**Objective**. Output the full listing below exactly, without the pictures.

**Recorded information**.
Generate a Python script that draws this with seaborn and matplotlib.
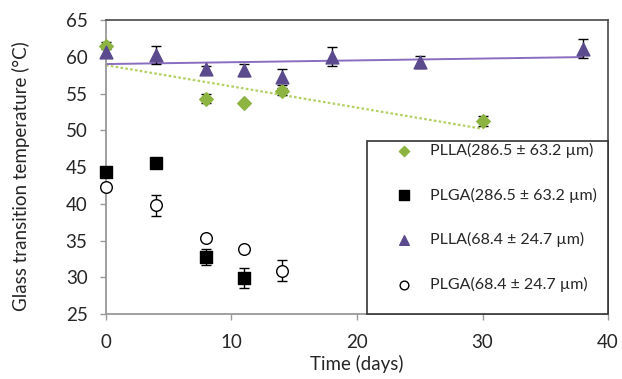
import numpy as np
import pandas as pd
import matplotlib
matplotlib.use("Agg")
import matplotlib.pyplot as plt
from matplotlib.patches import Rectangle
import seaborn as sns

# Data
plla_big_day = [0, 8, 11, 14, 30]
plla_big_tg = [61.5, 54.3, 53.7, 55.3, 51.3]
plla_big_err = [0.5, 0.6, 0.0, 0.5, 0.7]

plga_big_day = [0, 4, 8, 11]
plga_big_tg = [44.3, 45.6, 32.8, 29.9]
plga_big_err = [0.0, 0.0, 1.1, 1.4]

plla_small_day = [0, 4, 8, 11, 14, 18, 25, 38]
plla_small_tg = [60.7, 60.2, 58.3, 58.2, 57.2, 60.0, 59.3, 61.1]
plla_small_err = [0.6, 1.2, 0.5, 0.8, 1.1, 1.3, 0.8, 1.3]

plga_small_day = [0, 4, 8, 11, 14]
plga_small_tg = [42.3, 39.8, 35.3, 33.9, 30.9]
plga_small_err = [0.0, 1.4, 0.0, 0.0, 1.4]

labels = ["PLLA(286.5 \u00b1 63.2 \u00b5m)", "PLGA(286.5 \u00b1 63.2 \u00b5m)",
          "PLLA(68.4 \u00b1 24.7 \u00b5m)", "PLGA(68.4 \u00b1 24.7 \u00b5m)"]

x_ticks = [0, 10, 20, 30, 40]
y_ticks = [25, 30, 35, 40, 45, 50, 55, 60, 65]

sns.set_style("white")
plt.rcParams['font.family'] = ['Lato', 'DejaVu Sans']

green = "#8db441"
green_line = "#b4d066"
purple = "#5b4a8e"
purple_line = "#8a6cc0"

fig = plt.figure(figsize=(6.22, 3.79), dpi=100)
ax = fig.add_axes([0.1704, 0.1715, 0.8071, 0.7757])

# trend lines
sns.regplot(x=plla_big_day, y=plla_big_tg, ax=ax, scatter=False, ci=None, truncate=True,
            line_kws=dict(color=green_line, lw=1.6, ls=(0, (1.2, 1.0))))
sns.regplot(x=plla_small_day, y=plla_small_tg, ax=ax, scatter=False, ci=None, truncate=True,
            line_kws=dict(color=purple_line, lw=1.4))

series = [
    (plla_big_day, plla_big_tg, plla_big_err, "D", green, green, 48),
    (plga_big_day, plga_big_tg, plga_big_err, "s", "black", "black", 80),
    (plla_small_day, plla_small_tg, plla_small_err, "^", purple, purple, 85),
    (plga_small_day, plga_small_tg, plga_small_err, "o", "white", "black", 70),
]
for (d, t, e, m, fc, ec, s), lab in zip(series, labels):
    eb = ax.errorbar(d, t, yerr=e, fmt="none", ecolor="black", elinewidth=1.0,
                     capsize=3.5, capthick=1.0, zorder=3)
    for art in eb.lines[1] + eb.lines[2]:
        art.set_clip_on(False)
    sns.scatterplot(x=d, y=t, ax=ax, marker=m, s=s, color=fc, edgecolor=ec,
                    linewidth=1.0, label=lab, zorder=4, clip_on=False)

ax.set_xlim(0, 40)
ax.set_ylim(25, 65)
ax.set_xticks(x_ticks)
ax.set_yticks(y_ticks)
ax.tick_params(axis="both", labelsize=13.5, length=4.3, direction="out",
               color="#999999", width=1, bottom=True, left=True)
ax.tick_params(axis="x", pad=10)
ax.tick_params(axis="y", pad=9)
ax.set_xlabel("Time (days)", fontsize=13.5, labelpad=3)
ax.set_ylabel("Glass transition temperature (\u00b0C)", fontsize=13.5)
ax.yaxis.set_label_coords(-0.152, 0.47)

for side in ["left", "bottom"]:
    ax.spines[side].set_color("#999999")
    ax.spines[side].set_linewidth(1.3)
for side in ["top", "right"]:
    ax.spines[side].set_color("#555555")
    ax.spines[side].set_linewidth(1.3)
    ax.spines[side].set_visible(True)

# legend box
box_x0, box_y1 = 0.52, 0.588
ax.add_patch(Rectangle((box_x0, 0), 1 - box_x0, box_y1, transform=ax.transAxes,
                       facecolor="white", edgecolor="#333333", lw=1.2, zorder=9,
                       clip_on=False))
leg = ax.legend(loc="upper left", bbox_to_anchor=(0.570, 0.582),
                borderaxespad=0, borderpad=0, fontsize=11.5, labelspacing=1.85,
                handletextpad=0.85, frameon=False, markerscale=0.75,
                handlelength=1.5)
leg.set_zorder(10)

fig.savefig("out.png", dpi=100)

**Response to this task**.
Generate a Python script that draws this with seaborn and matplotlib.
import numpy as np
import pandas as pd
import matplotlib
matplotlib.use("Agg")
import matplotlib.pyplot as plt
from matplotlib.patches import Rectangle
import seaborn as sns

# Data
plla_big_day = [0, 8, 11, 14, 30]
plla_big_tg = [61.5, 54.3, 53.7, 55.3, 51.3]
plla_big_err = [0.5, 0.6, 0.0, 0.5, 0.7]

plga_big_day = [0, 4, 8, 11]
plga_big_tg = [44.3, 45.6, 32.8, 29.9]
plga_big_err = [0.0, 0.0, 1.1, 1.4]

plla_small_day = [0, 4, 8, 11, 14, 18, 25, 38]
plla_small_tg = [60.7, 60.2, 58.3, 58.2, 57.2, 60.0, 59.3, 61.1]
plla_small_err = [0.6, 1.2, 0.5, 0.8, 1.1, 1.3, 0.8, 1.3]

plga_small_day = [0, 4, 8, 11, 14]
plga_small_tg = [42.3, 39.8, 35.3, 33.9, 30.9]
plga_small_err = [0.0, 1.4, 0.0, 0.0, 1.4]

labels = ["PLLA(286.5 \u00b1 63.2 \u00b5m)", "PLGA(286.5 \u00b1 63.2 \u00b5m)",
          "PLLA(68.4 \u00b1 24.7 \u00b5m)", "PLGA(68.4 \u00b1 24.7 \u00b5m)"]

x_ticks = [0, 10, 20, 30, 40]
y_ticks = [25, 30, 35, 40, 45, 50, 55, 60, 65]

sns.set_style("white")
plt.rcParams['font.family'] = ['Lato', 'DejaVu Sans']

green = "#8db441"
green_line = "#b4d066"
purple = "#5b4a8e"
purple_line = "#8a6cc0"

fig = plt.figure(figsize=(6.22, 3.79), dpi=100)
ax = fig.add_axes([0.1704, 0.1715, 0.8071, 0.7757])

# trend lines
sns.regplot(x=plla_big_day, y=plla_big_tg, ax=ax, scatter=False, ci=None, truncate=True,
            line_kws=dict(color=green_line, lw=1.6, ls=(0, (1.2, 1.0))))
sns.regplot(x=plla_small_day, y=plla_small_tg, ax=ax, scatter=False, ci=None, truncate=True,
            line_kws=dict(color=purple_line, lw=1.4))

series = [
    (plla_big_day, plla_big_tg, plla_big_err, "D", green, green, 48),
    (plga_big_day, plga_big_tg, plga_big_err, "s", "black", "black", 80),
    (plla_small_day, plla_small_tg, plla_small_err, "^", purple, purple, 85),
    (plga_small_day, plga_small_tg, plga_small_err, "o", "white", "black", 70),
]
for (d, t, e, m, fc, ec, s), lab in zip(series, labels):
    eb = ax.errorbar(d, t, yerr=e, fmt="none", ecolor="black", elinewidth=1.0,
                     capsize=3.5, capthick=1.0, zorder=3)
    for art in eb.lines[1] + eb.lines[2]:
        art.set_clip_on(False)
    sns.scatterplot(x=d, y=t, ax=ax, marker=m, s=s, color=fc, edgecolor=ec,
                    linewidth=1.0, label=lab, zorder=4, clip_on=False)

ax.set_xlim(0, 40)
ax.set_ylim(25, 65)
ax.set_xticks(x_ticks)
ax.set_yticks(y_ticks)
ax.tick_params(axis="both", labelsize=13.5, length=4.3, direction="out",
               color="#999999", width=1, bottom=True, left=True)
ax.tick_params(axis="x", pad=10)
ax.tick_params(axis="y", pad=9)
ax.set_xlabel("Time (days)", fontsize=13.5, labelpad=3)
ax.set_ylabel("Glass transition temperature (\u00b0C)", fontsize=13.5)
ax.yaxis.set_label_coords(-0.152, 0.47)

for side in ["left", "bottom"]:
    ax.spines[side].set_color("#999999")
    ax.spines[side].set_linewidth(1.3)
for side in ["top", "right"]:
    ax.spines[side].set_color("#555555")
    ax.spines[side].set_linewidth(1.3)
    ax.spines[side].set_visible(True)

# legend box
box_x0, box_y1 = 0.52, 0.588
ax.add_patch(Rectangle((box_x0, 0), 1 - box_x0, box_y1, transform=ax.transAxes,
                       facecolor="white", edgecolor="#333333", lw=1.2, zorder=9,
                       clip_on=False))
leg = ax.legend(loc="upper left", bbox_to_anchor=(0.570, 0.582),
                borderaxespad=0, borderpad=0, fontsize=11.5, labelspacing=1.85,
                handletextpad=0.85, frameon=False, markerscale=0.75,
                handlelength=1.5)
leg.set_zorder(10)

fig.savefig("out.png", dpi=100)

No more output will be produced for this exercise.